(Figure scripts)
Start
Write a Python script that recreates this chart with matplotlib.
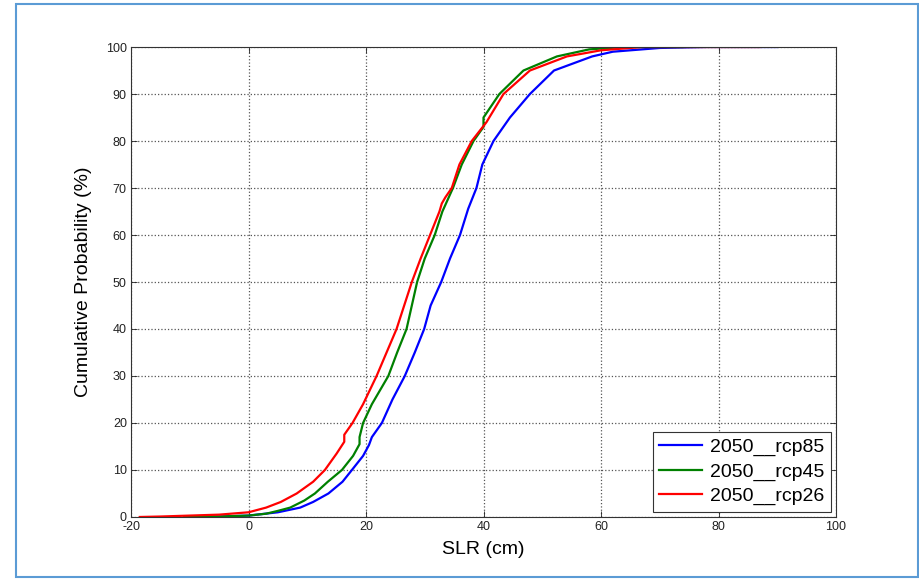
import matplotlib
matplotlib.use("Agg")
import matplotlib.pyplot as plt
from matplotlib.patches import Rectangle

plt.rcParams['font.family'] = ['Liberation Sans', 'DejaVu Sans']
plt.rcParams['axes.unicode_minus'] = False

# cumulative curves: (SLR cm, cumulative %)
rcp85_x = [-10.5, -5, 0, 5, 8.8, 11, 13.6, 16, 17.6, 19.5, 20.5, 21.0, 22.7, 24.5,
           26.6, 28.3, 29.9, 31.0, 32.8, 34.3, 36.0, 37.4, 38.8, 39.8, 41.7, 44.5,
           47.9, 52.0, 58.5, 62, 70, 78, 90]
rcp85_p = [0, 0.1, 0.3, 1.0, 2, 3.2, 5, 7.5, 10, 13, 15.3, 17, 20, 25,
           30, 35, 40, 45, 50, 55, 60, 65.6, 70, 75, 80, 85,
           90, 95, 98, 99, 99.8, 100, 100]

rcp45_x = [-11, -5, 0, 3, 5, 7.1, 9.5, 11.3, 13.5, 15.9, 17.8, 18.9, 18.9, 19.5, 21.0,
           23.8, 25.3, 26.9, 28.7, 30.0, 31.7, 33.0, 34.8, 36.3, 38.3, 40.0, 40.0,
           42.7, 46.8, 52.5, 58, 64, 74]
rcp45_p = [0, 0.1, 0.3, 0.7, 1.3, 2, 3.5, 5, 7.5, 10, 13, 15.5, 17, 20, 24,
           30, 35, 40, 50, 55, 60, 65, 70, 75, 80, 83, 85,
           90, 95, 98, 99.5, 100, 100]

rcp26_x = [-18.5, -15, -10, -5, 0, 3, 5.5, 8.2, 11, 13, 15, 16.3, 16.3, 17.7, 19.5,
           21.8, 23.5, 25.2, 26.5, 27.8, 29.3, 30.9, 32.5, 32.9, 33.5, 34.6, 35.9,
           38.0, 40.5, 43.4, 47.9, 54.2, 60, 67, 87]
rcp26_p = [0, 0.1, 0.3, 0.5, 1.0, 2.0, 3.2, 5, 7.5, 10, 13.5, 16, 17.5, 20, 24,
           30, 35, 40, 45, 50, 55, 60, 65, 66.7, 68, 70, 75,
           80, 84, 90, 95, 98, 99.3, 100, 100]

labels = ['2050__rcp85', '2050__rcp45', '2050__rcp26']
colors = ['#0000ff', '#008000', '#ff0000']

fig = plt.figure(figsize=(9.2, 5.79), dpi=100)
ax = fig.add_axes([0.1424, 0.1071, 0.7663, 0.8117])

for xs, ps, lab, c in zip([rcp85_x, rcp45_x, rcp26_x], [rcp85_p, rcp45_p, rcp26_p],
                          labels, colors):
    ax.plot(xs, ps, color=c, lw=1.6, label=lab)

ax.set_xlim(-20, 100)
ax.set_ylim(0, 100)
ax.set_xticks(range(-20, 101, 20))
ax.set_yticks(range(0, 101, 10))
ax.tick_params(direction='in', top=True, right=True, labelsize=9, length=4,
               width=0.6, pad=3, colors='#222222')
for s in ax.spines.values():
    s.set_linewidth(0.8)
    s.set_color('#333333')
ax.grid(True, linestyle=':', color='#555555', linewidth=0.9)

ax.set_xlabel('SLR (cm)', fontsize=14, labelpad=6)
ax.set_ylabel('Cumulative Probability (%)', fontsize=14, labelpad=10)

leg = ax.legend(loc='lower right', fontsize=14, fancybox=False, framealpha=1,
                edgecolor='#333333', handlelength=2.2, borderpad=0.35,
                labelspacing=0.35, handletextpad=0.4, borderaxespad=0.25)
leg.get_frame().set_linewidth(0.8)

# light blue frame around the image
fig.add_artist(Rectangle((16 / 920, 2 / 579), 902 / 920, 573 / 579,
                         transform=fig.transFigure, fill=False,
                         edgecolor='#5b9bd5', linewidth=1.5))

fig.savefig('out.png', dpi=100)
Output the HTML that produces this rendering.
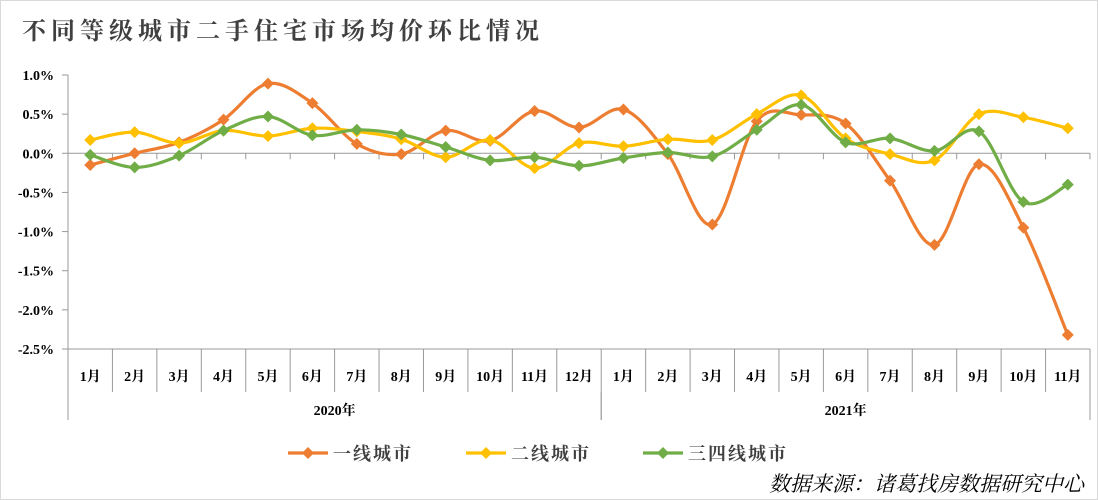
<!DOCTYPE html>
<html><head><meta charset="utf-8"><style>
html,body{margin:0;padding:0;background:#fff}
svg{display:block;font-family:"Liberation Serif","Noto Serif CJK SC",serif}
</style></head><body>
<svg id="chart" width="1098" height="500" viewBox="0 0 1098 500">
<rect x="0.5" y="0.5" width="1097" height="499" fill="#fff" stroke="#d9d9d9"/>
<text x="22" y="39" font-size="24" font-weight="bold" fill="#404040" font-family="'Noto Serif CJK SC',serif" letter-spacing="5">不同等级城市二手住宅市场均价环比情况</text>
<g id="axes"></g>
<g id="series"></g>
<g id="legend"></g>
<text x="1084" y="491" text-anchor="end" font-size="21" font-style="italic" font-family="'Liberation Serif','Noto Serif CJK SC',serif">数据来源：诸葛找房数据研究中心</text>
</svg>
<script>
const categories=["1月","2月","3月","4月","5月","6月","7月","8月","9月","10月","11月","12月","1月","2月","3月","4月","5月","6月","7月","8月","9月","10月","11月"];
const years=["2020年","2021年"];
const yearCounts=[12,11];
const yTicks=[1.0,0.5,0.0,-0.5,-1.0,-1.5,-2.0,-2.5];
const seriesNames=["一线城市","二线城市","三四线城市"];
const tier1=[-0.15,0.0,0.14,0.43,0.89,0.64,0.12,-0.01,0.29,0.16,0.54,0.33,0.56,-0.01,-0.91,0.41,0.49,0.38,-0.35,-1.17,-0.14,-0.95,-2.32];
const tier2=[0.17,0.27,0.13,0.29,0.22,0.32,0.28,0.18,-0.05,0.17,-0.19,0.13,0.09,0.18,0.17,0.50,0.74,0.19,-0.01,-0.09,0.50,0.46,0.32];
const tier34=[-0.02,-0.18,-0.03,0.29,0.47,0.23,0.30,0.24,0.08,-0.09,-0.05,-0.16,-0.06,0.01,-0.04,0.30,0.62,0.14,0.19,0.03,0.28,-0.62,-0.40];
const colors=["#ED7D31","#FFC000","#70AD47"];
const NS="http://www.w3.org/2000/svg";
const L=68,R=1090,T=75,B=349,ymax=1.0,ymin=-2.5;
const step=(R-L)/categories.length;
const xs=i=>L+step*(i+0.5);
const ys=v=>T+(ymax-v)/(ymax-ymin)*(B-T);
function mk(tag,attrs,parent){const e=document.createElementNS(NS,tag);for(const k in attrs)e.setAttribute(k,attrs[k]);parent.appendChild(e);return e;}
const ax=document.getElementById('axes');
let yl=mk('line',{x1:L,y1:T,x2:L,y2:B,stroke:'#999','stroke-width':1},ax);


yTicks.forEach(v=>{
  const t=mk('line',{x1:L-6,y1:ys(v),x2:L,y2:ys(v),stroke:'#999'},ax);
  
  
  const lb=mk('text',{x:L-14,y:ys(v)+5,'text-anchor':'end','font-size':14,'font-weight':'bold'},ax);
  lb.textContent=v.toFixed(1)+'%';
  
  
});
let z=mk('line',{x1:L,y1:ys(0),x2:R,y2:ys(0),stroke:'#999'},ax);


mk('line',{x1:L,y1:B,x2:R,y2:B,stroke:'#999'},ax);
for(let i=0;i<=categories.length;i++){
  const x=L+step*i;
  const t=mk('line',{x1:x,y1:ys(0),x2:x,y2:ys(0)+6,stroke:'#999'},ax);
  
  
  const t2=mk('line',{x1:x,y1:B,x2:x,y2:392,stroke:'#999'},ax);
  
  
}
categories.forEach((c,i)=>{
  const lb=mk('text',{x:xs(i),y:381,'text-anchor':'middle','font-size':14,'font-weight':'bold'},ax);
  lb.textContent=c;
  
  
});
let start=0;
years.forEach((y,k)=>{
  const x0=L+step*start,x1=L+step*(start+yearCounts[k]);
  [x0,x1].forEach(x=>{const d=mk('line',{x1:x,y1:392,x2:x,y2:420,stroke:'#999'},ax);
    
    });
  const lb=mk('text',{x:(x0+x1)/2,y:415,'text-anchor':'middle','font-size':14,'font-weight':'bold'},ax);
  lb.textContent=y;
  
  
  start+=yearCounts[k];
});
const sg=document.getElementById('series');
function smooth(pts){
  let d=`M${pts[0][0]},${pts[0][1]}`;
  for(let i=0;i<pts.length-1;i++){
    const p0=pts[Math.max(0,i-1)],p1=pts[i],p2=pts[i+1],p3=pts[Math.min(pts.length-1,i+2)];
    const c1=[p1[0]+(p2[0]-p0[0])/6,p1[1]+(p2[1]-p0[1])/6];
    const c2=[p2[0]-(p3[0]-p1[0])/6,p2[1]-(p3[1]-p1[1])/6];
    d+=` C${c1[0]},${c1[1]} ${c2[0]},${c2[1]} ${p2[0]},${p2[1]}`;
  }
  return d;
}
const allSeries=[tier1,tier2,tier34];
const sNames=['series-tier1','series-tier2','series-tier34'];
allSeries.forEach((vals,s)=>{
  const g=mk('g',{},sg);
  
  
  const pts=vals.map((v,i)=>[xs(i),ys(v)]);
  const p=mk('path',{d:smooth(pts),fill:'none',stroke:colors[s],'stroke-width':3.2},g);
  
  
  pts.forEach(([x,y])=>{
    const m=mk('polygon',{points:`${x},${y-6} ${x+6},${y} ${x},${y+6} ${x-6},${y}`,fill:colors[s]},g);
    
    
  });
});
const lg=document.getElementById('legend');
const lx=[288,466,643];
seriesNames.forEach((n,s)=>{
  const g=mk('g',{},lg);
  
  
  mk('line',{x1:lx[s],y1:453,x2:lx[s]+40,y2:453,stroke:colors[s],'stroke-width':3.2},g);
  const y=453,x=lx[s]+20;
  mk('polygon',{points:`${x},${y-6} ${x+6},${y} ${x},${y+6} ${x-6},${y}`,fill:colors[s]},g);
  const t=mk('text',{x:lx[s]+45,y:460,'font-size':18,'font-weight':'bold',fill:'#404040','letter-spacing':2,'font-family':"'Noto Serif CJK SC',serif"},g);
  t.textContent=n;
});
</script>
</body></html>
End
- Stated problem -
Your task is to repeat the opening line of the entries above and each line after it, ending with the line that has "plt.rcParams['axes.unicode_minus'] = False". Do not include the pictures.

- Task response -
Write a Python script that recreates this chart with matplotlib.
import matplotlib
matplotlib.use("Agg")
import matplotlib.pyplot as plt
from matplotlib.patches import Rectangle

plt.rcParams['font.family'] = ['Liberation Sans', 'DejaVu Sans']
plt.rcParams['axes.unicode_minus'] = False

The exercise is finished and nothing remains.